» Requirement: Repeat each line of the material exactly.
--
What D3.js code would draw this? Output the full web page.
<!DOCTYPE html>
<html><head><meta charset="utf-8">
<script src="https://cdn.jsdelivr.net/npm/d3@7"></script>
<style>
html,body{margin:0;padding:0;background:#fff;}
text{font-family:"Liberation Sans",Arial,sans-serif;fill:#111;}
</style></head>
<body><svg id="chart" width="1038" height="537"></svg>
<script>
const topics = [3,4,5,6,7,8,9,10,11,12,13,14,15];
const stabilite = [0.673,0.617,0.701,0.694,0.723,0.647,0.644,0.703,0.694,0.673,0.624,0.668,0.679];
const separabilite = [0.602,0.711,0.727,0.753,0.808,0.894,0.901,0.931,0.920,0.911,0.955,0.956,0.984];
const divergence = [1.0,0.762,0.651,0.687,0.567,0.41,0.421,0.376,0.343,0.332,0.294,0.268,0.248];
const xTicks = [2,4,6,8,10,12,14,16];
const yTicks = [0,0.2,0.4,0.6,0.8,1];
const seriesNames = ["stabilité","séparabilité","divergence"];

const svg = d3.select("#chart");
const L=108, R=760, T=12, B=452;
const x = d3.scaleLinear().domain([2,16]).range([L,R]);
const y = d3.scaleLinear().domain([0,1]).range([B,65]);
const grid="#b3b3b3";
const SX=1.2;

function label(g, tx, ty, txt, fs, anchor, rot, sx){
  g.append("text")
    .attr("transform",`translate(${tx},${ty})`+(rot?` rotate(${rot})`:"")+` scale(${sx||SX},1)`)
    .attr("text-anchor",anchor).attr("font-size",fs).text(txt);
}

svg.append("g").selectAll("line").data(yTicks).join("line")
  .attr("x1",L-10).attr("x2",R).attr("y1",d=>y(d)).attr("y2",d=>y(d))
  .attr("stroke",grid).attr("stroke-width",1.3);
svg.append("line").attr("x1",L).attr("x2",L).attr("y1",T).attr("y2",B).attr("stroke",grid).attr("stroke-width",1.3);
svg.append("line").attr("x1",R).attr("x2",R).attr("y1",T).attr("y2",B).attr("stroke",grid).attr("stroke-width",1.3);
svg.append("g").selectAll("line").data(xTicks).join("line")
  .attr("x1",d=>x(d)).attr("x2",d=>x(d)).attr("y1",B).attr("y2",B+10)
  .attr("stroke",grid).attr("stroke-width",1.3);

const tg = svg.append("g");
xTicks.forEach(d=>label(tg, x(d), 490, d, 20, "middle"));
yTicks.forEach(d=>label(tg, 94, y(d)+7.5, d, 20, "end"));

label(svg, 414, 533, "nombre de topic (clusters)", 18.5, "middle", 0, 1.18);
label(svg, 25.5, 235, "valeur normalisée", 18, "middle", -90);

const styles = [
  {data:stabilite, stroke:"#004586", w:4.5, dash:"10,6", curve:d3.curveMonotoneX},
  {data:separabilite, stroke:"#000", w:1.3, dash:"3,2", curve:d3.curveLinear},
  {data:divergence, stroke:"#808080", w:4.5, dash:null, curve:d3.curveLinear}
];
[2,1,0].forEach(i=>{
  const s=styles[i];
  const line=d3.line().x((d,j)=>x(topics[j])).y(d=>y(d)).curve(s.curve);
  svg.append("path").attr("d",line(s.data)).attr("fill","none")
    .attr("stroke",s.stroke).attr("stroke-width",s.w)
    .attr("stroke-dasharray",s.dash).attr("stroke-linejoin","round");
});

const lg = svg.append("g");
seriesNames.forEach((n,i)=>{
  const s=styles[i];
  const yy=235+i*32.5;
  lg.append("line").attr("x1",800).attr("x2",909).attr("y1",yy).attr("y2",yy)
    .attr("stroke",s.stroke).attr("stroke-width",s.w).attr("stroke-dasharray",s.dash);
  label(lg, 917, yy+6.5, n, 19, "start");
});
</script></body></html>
--
» Output below:
What D3.js code would draw this? Output the full web page.
<!DOCTYPE html>
<html><head><meta charset="utf-8">
<script src="https://cdn.jsdelivr.net/npm/d3@7"></script>
<style>
html,body{margin:0;padding:0;background:#fff;}
text{font-family:"Liberation Sans",Arial,sans-serif;fill:#111;}
</style></head>
<body><svg id="chart" width="1038" height="537"></svg>
<script>
const topics = [3,4,5,6,7,8,9,10,11,12,13,14,15];
const stabilite = [0.673,0.617,0.701,0.694,0.723,0.647,0.644,0.703,0.694,0.673,0.624,0.668,0.679];
const separabilite = [0.602,0.711,0.727,0.753,0.808,0.894,0.901,0.931,0.920,0.911,0.955,0.956,0.984];
const divergence = [1.0,0.762,0.651,0.687,0.567,0.41,0.421,0.376,0.343,0.332,0.294,0.268,0.248];
const xTicks = [2,4,6,8,10,12,14,16];
const yTicks = [0,0.2,0.4,0.6,0.8,1];
const seriesNames = ["stabilité","séparabilité","divergence"];

const svg = d3.select("#chart");
const L=108, R=760, T=12, B=452;
const x = d3.scaleLinear().domain([2,16]).range([L,R]);
const y = d3.scaleLinear().domain([0,1]).range([B,65]);
const grid="#b3b3b3";
const SX=1.2;

function label(g, tx, ty, txt, fs, anchor, rot, sx){
  g.append("text")
    .attr("transform",`translate(${tx},${ty})`+(rot?` rotate(${rot})`:"")+` scale(${sx||SX},1)`)
    .attr("text-anchor",anchor).attr("font-size",fs).text(txt);
}

svg.append("g").selectAll("line").data(yTicks).join("line")
  .attr("x1",L-10).attr("x2",R).attr("y1",d=>y(d)).attr("y2",d=>y(d))
  .attr("stroke",grid).attr("stroke-width",1.3);
svg.append("line").attr("x1",L).attr("x2",L).attr("y1",T).attr("y2",B).attr("stroke",grid).attr("stroke-width",1.3);
svg.append("line").attr("x1",R).attr("x2",R).attr("y1",T).attr("y2",B).attr("stroke",grid).attr("stroke-width",1.3);
svg.append("g").selectAll("line").data(xTicks).join("line")
  .attr("x1",d=>x(d)).attr("x2",d=>x(d)).attr("y1",B).attr("y2",B+10)
  .attr("stroke",grid).attr("stroke-width",1.3);

const tg = svg.append("g");
xTicks.forEach(d=>label(tg, x(d), 490, d, 20, "middle"));
yTicks.forEach(d=>label(tg, 94, y(d)+7.5, d, 20, "end"));

label(svg, 414, 533, "nombre de topic (clusters)", 18.5, "middle", 0, 1.18);
label(svg, 25.5, 235, "valeur normalisée", 18, "middle", -90);

const styles = [
  {data:stabilite, stroke:"#004586", w:4.5, dash:"10,6", curve:d3.curveMonotoneX},
  {data:separabilite, stroke:"#000", w:1.3, dash:"3,2", curve:d3.curveLinear},
  {data:divergence, stroke:"#808080", w:4.5, dash:null, curve:d3.curveLinear}
];
[2,1,0].forEach(i=>{
  const s=styles[i];
  const line=d3.line().x((d,j)=>x(topics[j])).y(d=>y(d)).curve(s.curve);
  svg.append("path").attr("d",line(s.data)).attr("fill","none")
    .attr("stroke",s.stroke).attr("stroke-width",s.w)
    .attr("stroke-dasharray",s.dash).attr("stroke-linejoin","round");
});

const lg = svg.append("g");
seriesNames.forEach((n,i)=>{
  const s=styles[i];
  const yy=235+i*32.5;
  lg.append("line").attr("x1",800).attr("x2",909).attr("y1",yy).attr("y2",yy)
    .attr("stroke",s.stroke).attr("stroke-width",s.w).attr("stroke-dasharray",s.dash);
  label(lg, 917, yy+6.5, n, 19, "start");
});
</script></body></html>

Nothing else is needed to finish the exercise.